Porque Sánchez ha pactado la desmembración por fases de la Nación para comprarse una Presidencia que no le dieron directamente los votantes. Ha aceptado esquivar el mandato constitucional sobre la igualdad de derechos y obligaciones de los ciudadanos, la separación de poderes y el imperio de la ley. Y ahora pretende rematar ese viaje a los infiernos con un catálogo de leyes chavistas que conculquen la independencia judicial y castiguen al periodismo decente.

La Constitución delimita las funciones y poderes del Rey, pero también las de Sánchez. E invocar las del primero para justificar tanta pasividad, mientras el segundo se las salta, de manera reiterada y abusiva, suena más a comodidad o indiferencia que a brillante cálculo ganador.

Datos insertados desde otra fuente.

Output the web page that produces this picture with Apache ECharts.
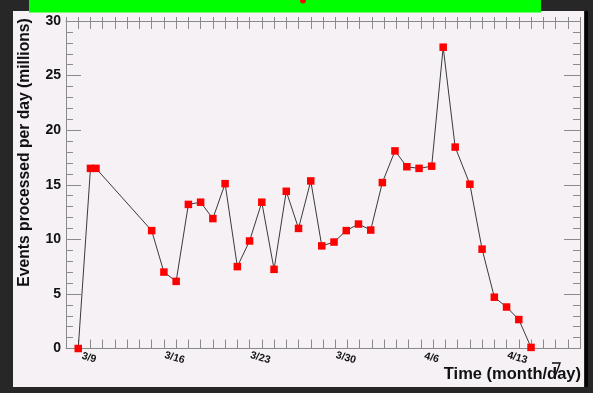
<!DOCTYPE html>
<html>
<head>
<meta charset="utf-8">
<script src="https://cdn.jsdelivr.net/npm/echarts@6/dist/echarts.min.js"></script>
<style>
  html, body { margin: 0; padding: 0; background: #272727; }
  #chart { width: 593px; height: 393px; }
</style>
</head>
<body>
<div id="chart"></div>
<script>
// days counted from 3/9
var days = [-1, 0, 0.45, 5, 6, 7, 8, 9, 10, 11, 12, 13, 14, 15, 16, 17, 18, 18.9, 19.9,
            20.9, 21.9, 22.9, 23.85, 24.88, 25.85, 26.85, 27.88, 28.82, 29.8, 31, 32, 33, 34, 35, 36];
var events = [0, 16.5, 16.5, 10.8, 7.0, 6.15, 13.2, 13.4, 11.9, 15.1, 7.5, 9.85, 13.4, 7.25, 14.4, 11.0, 15.35, 9.4, 9.75,
              10.8, 11.4, 10.85, 15.2, 18.1, 16.65, 16.5, 16.7, 27.6, 18.45, 15.05, 9.1, 4.7, 3.8, 2.65, 0.1];
var labelDays = [0, 7, 14, 21, 28, 35];
var tickLabels = ['3/9', '3/16', '3/23', '3/30', '4/6', '4/13'];

var points = days.map(function (d, i) { return [d, events[i]]; });

var chartDom = document.getElementById('chart');
var myChart = echarts.init(chartDom);
var option;

var axisGray = '#8a8a8a';
var font = 'Liberation Sans';

function frameX(pos, tickLen, inside, showLine) {
  return {
    type: 'value', position: pos, min: -2, max: 40, interval: 1,
    axisLine: { show: showLine, onZero: false, lineStyle: { color: axisGray, width: 1 } },
    axisTick: { show: true, inside: inside, length: tickLen, lineStyle: { color: axisGray } },
    axisLabel: { show: false },
    splitLine: { show: false }
  };
}

option = {
  backgroundColor: '#272727',
  animation: false,
  grid: { left: 66, right: 13, top: 21, bottom: 44.5, containLabel: false },
  xAxis: [
    {
      type: 'value', position: 'bottom', min: -2, max: 40, interval: 1,
      axisLine: { onZero: false, lineStyle: { color: axisGray, width: 1 } },
      axisTick: { inside: true, length: 9, lineStyle: { color: axisGray } },
      axisLabel: {
        margin: 4, rotate: -16, align: 'center', verticalAlign: 'top',
        fontFamily: font, fontWeight: 'bold', fontSize: 10.5, color: '#111',
        formatter: function (v) {
          var k = labelDays.indexOf(v);
          return k >= 0 ? tickLabels[k] : '';
        }
      },
      splitLine: { show: false }
    },
    frameX('top', 8, true, true),
    frameX('top', 4, false, false)
  ],
  yAxis: [
    {
      type: 'value', position: 'left', min: 0, max: 30, interval: 5,
      axisLine: { show: true, onZero: false, lineStyle: { color: axisGray, width: 1 } },
      axisTick: { inside: true, length: 15, lineStyle: { color: axisGray } },
      minorTick: { show: true, splitNumber: 5, length: 7, lineStyle: { color: axisGray } },
      axisLabel: { margin: 5, fontFamily: font, fontWeight: 'bold', fontSize: 14, color: '#111' },
      splitLine: { show: false }
    },
    {
      type: 'value', position: 'right', min: 0, max: 30, interval: 5,
      axisLine: { show: true, onZero: false, lineStyle: { color: axisGray, width: 1 } },
      axisTick: { inside: true, length: 16, lineStyle: { color: axisGray } },
      minorTick: { show: true, splitNumber: 5, length: 7, lineStyle: { color: axisGray } },
      axisLabel: { show: false },
      splitLine: { show: false }
    }
  ],
  graphic: [
    { type: 'rect', z: -10, shape: { x: 13, y: 11, width: 571, height: 376 }, style: { fill: '#f5f1f5' } },
    { type: 'rect', z: -10, shape: { x: 585, y: 11, width: 3, height: 376 }, style: { fill: '#050505' } },
    { type: 'rect', z: 10, shape: { x: 29, y: 0, width: 512, height: 12.5 }, style: { fill: '#00ff00' } },
    { type: 'circle', z: 11, shape: { cx: 303, cy: 0.5, r: 3 }, style: { fill: '#ff0000' } },
    {
      type: 'text', z: 10, x: 25, y: 152.5, rotation: Math.PI / 2,
      style: {
        text: 'Events processed per day (millions)', fill: '#111',
        font: 'bold 15.7px "Liberation Sans"', textAlign: 'center', textVerticalAlign: 'middle'
      }
    },
    {
      type: 'text', z: 10, x: 581, y: 374,
      style: {
        text: 'Time (month/day)', fill: '#111',
        font: 'bold 16.5px "Liberation Sans"', textAlign: 'right', textVerticalAlign: 'middle'
      }
    },
    {
      type: 'polyline', z: 11,
      shape: { points: [[552, 363], [560, 363], [554.5, 378]] },
      style: { stroke: '#111', lineWidth: 1.4, fill: null }
    }
  ],
  series: [
    {
      name: 'events',
      type: 'line',
      xAxisIndex: 0,
      yAxisIndex: 0,
      data: points,
      symbol: 'rect',
      symbolSize: 7.5,
      lineStyle: { color: '#3a3a3a', width: 1 },
      itemStyle: { color: '#ff0000' },
      z: 5
    }
  ]
};

option && myChart.setOption(option);
</script>
</body>
</html>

Sánchez utilizó al Rey en su delirante retorno tras cinco días de retiro, girándole una visita innecesaria para lograr que, con ello, diera vitola de gran acontecimiento institucional a una actuación barata de un trilero sin escrúpulos: si ese encuentro no era para comunicarle su dimisión y la disolución de las Cámaras a la mayor brevedad legal posible, lo fue para transformar el vodevil en un momento histórico y justificar con ella la agenda represora subsiguiente.

Se puede comprender casi todo, Majestad. Pero no que la discreción no sea el mejor antídoto contra la deriva populista de un coronel con demasiados escribas, sino otro más de sus aceleradores.

Porque es cierto que un Rey no puede frenar a un presidente definitivamente poseído por una mezcla de Maduro, Ceaucescu y Stalin. Pero tampoco puede ser un simplemente elemento decorativo de un edificio llamado España en riesgo evidente de demolición.

Usted sabrá cómo puede vaciarse la bañera del agua sucia sin tirar al bebé por el sumidero, que para eso es el Rey, pero ha de encontrar la fórmula que le libre de parecer otra figura ornamental idónea exclusivamente para festivales de coros y danzas. O para Sánchez.